* BEGIN *

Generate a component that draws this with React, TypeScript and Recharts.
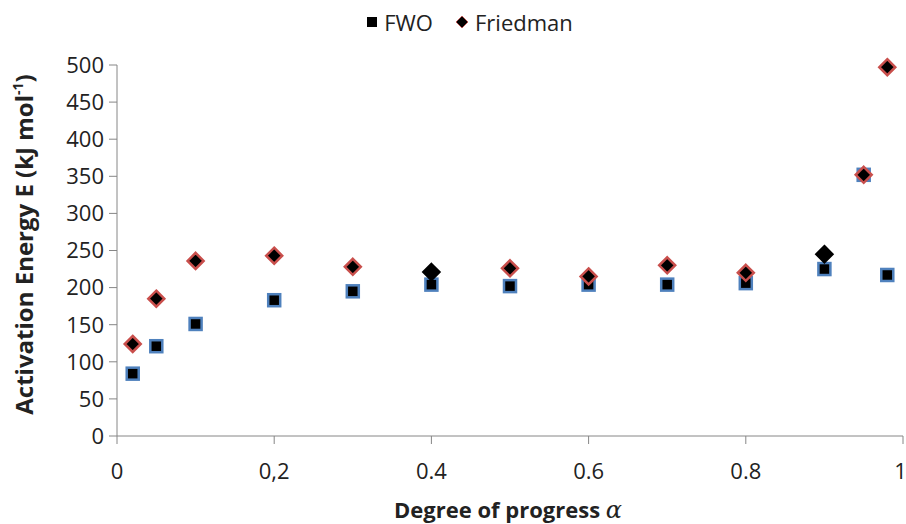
import { ScatterChart, Scatter, XAxis, YAxis, Label, Legend } from 'recharts';

const alphas = [0.02, 0.05, 0.1, 0.2, 0.3, 0.4, 0.5, 0.6, 0.7, 0.8, 0.9, 0.95, 0.98];
const fwoValues = [84, 121, 151, 183, 195, 204, 202, 204, 204, 206, 225, 352, 217];
const friedmanValues = [124, 185, 236, 243, 228, 221, 226, 215, 230, 220, 245, 352, 497];

const xTicks = [0, 0.2, 0.4, 0.6, 0.8, 1];
const xTickLabels = ['0', '0,2', '0.4', '0.6', '0.8', '1'];
const yTicks = [0, 50, 100, 150, 200, 250, 300, 350, 400, 450, 500];

const fwoData = alphas.map((a, i) => ({ alpha: a, E: fwoValues[i] }));
const friedmanData = alphas.map((a, i) => ({ alpha: a, E: friedmanValues[i] }));

// these two diamonds have no red outline in the original
const plainDiamonds = new Set([0.4, 0.9]);

const FONT = '"Open Sans", sans-serif';
const AXIS = '#868686';

const Square = (props: any) => {
    const { cx, cy } = props;
    return <rect x={cx - 6} y={cy - 6} width={12} height={12} fill="#000" stroke="#4f81bd" strokeWidth={2.5} />;
};

const Diamond = (props: any) => {
    const { cx, cy, payload } = props;
    const r = 8;
    const plain = plainDiamonds.has(payload.alpha);
    return (
        <path
            d={`M${cx},${cy - r}L${cx + r},${cy}L${cx},${cy + r}L${cx - r},${cy}Z`}
            fill="#000"
            stroke={plain ? '#000' : '#c94f4c'}
            strokeWidth={2.5}
            strokeLinejoin="miter"
        />
    );
};

const LegendBox = () => (
    <div style={{ display: 'flex', justifyContent: 'center', alignItems: 'center', fontFamily: FONT, fontSize: 22, color: '#222', marginLeft: 36, height: 27 }}>
        <svg width={12} height={12} style={{ marginRight: 6 }}>
            <rect x={1} y={1} width={10} height={10} fill="#000" />
        </svg>
        <span style={{ marginRight: 22 }}>FWO</span>
        <svg width={14} height={14} style={{ marginRight: 6 }}>
            <path d="M7,1L13,7L7,13L1,7Z" fill="#000" stroke="#c94f4c" strokeWidth={0.8} />
        </svg>
        <span>Friedman</span>
    </div>
);

const YTitle = (props: any) => {
    const { viewBox } = props;
    const cy = viewBox.y + viewBox.height / 2 - 6;
    const x = 33;
    return (
        <text
            x={x}
            y={cy}
            transform={`rotate(-90 ${x} ${cy})`}
            textAnchor="middle"
            fontFamily={FONT}
            fontWeight="bold"
            fontSize={24}
            fill="#222"
        >
            Activation Energy E (kJ mol
            <tspan fontSize={14} dy={-10}>-1</tspan>
            <tspan dy={10}>)</tspan>
        </text>
    );
};

const XTitle = (props: any) => {
    const { viewBox } = props;
    const cx = viewBox.x + viewBox.width / 2 - 2;
    return (
        <text x={cx} y={518} textAnchor="middle" fontFamily={FONT} fontWeight="bold" fontSize={22} fill="#222">
            Degree of progress <tspan fontFamily="'DejaVu Serif', serif" fontStyle="italic" fontWeight="normal" fontSize={24}>α</tspan>
        </text>
    );
};

export default function App() {
    return (
        <div style={{ position: 'absolute', left: 0, top: 0, width: 906, height: 524, background: '#fff' }}>
            <ScatterChart width={906} height={524} margin={{ top: 38, right: 3, left: 0, bottom: 0 }}>
                <Legend verticalAlign="top" align="center" content={<LegendBox />} wrapperStyle={{ top: 8 }} />
                <XAxis
                    type="number"
                    dataKey="alpha"
                    domain={[0, 1]}
                    ticks={xTicks}
                    tickFormatter={(v: number) => xTickLabels[xTicks.indexOf(v)]}
                    stroke={AXIS}
                    tickSize={8}
                    tickMargin={19}
                    height={88}
                    tick={{ fill: '#222', fontSize: 22, fontFamily: FONT }}
                >
                    <Label content={<XTitle />} />
                </XAxis>
                <YAxis
                    type="number"
                    dataKey="E"
                    domain={[0, 500]}
                    ticks={yTicks}
                    stroke={AXIS}
                    tickSize={8}
                    tickMargin={5}
                    width={117}
                    tick={{ fill: '#222', fontSize: 22, fontFamily: FONT }}
                >
                    <Label content={<YTitle />} />
                </YAxis>
                <Scatter name="FWO" data={fwoData} shape={<Square />} isAnimationActive={false} />
                <Scatter name="Friedman" data={friedmanData} shape={<Diamond />} isAnimationActive={false} />
            </ScatterChart>
        </div>
    );
}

* END *

- DIRECTIONS -
Pictures stay out. Print the data exactly, from its first line through the line containing "400, 450, 500];".

- RESULT OF THE TASK -
Generate a component that draws this with React, TypeScript and Recharts.
import { ScatterChart, Scatter, XAxis, YAxis, Label, Legend } from 'recharts';

const alphas = [0.02, 0.05, 0.1, 0.2, 0.3, 0.4, 0.5, 0.6, 0.7, 0.8, 0.9, 0.95, 0.98];
const fwoValues = [84, 121, 151, 183, 195, 204, 202, 204, 204, 206, 225, 352, 217];
const friedmanValues = [124, 185, 236, 243, 228, 221, 226, 215, 230, 220, 245, 352, 497];

const xTicks = [0, 0.2, 0.4, 0.6, 0.8, 1];
const xTickLabels = ['0', '0,2', '0.4', '0.6', '0.8', '1'];
const yTicks = [0, 50, 100, 150, 200, 250, 300, 350, 400, 450, 500];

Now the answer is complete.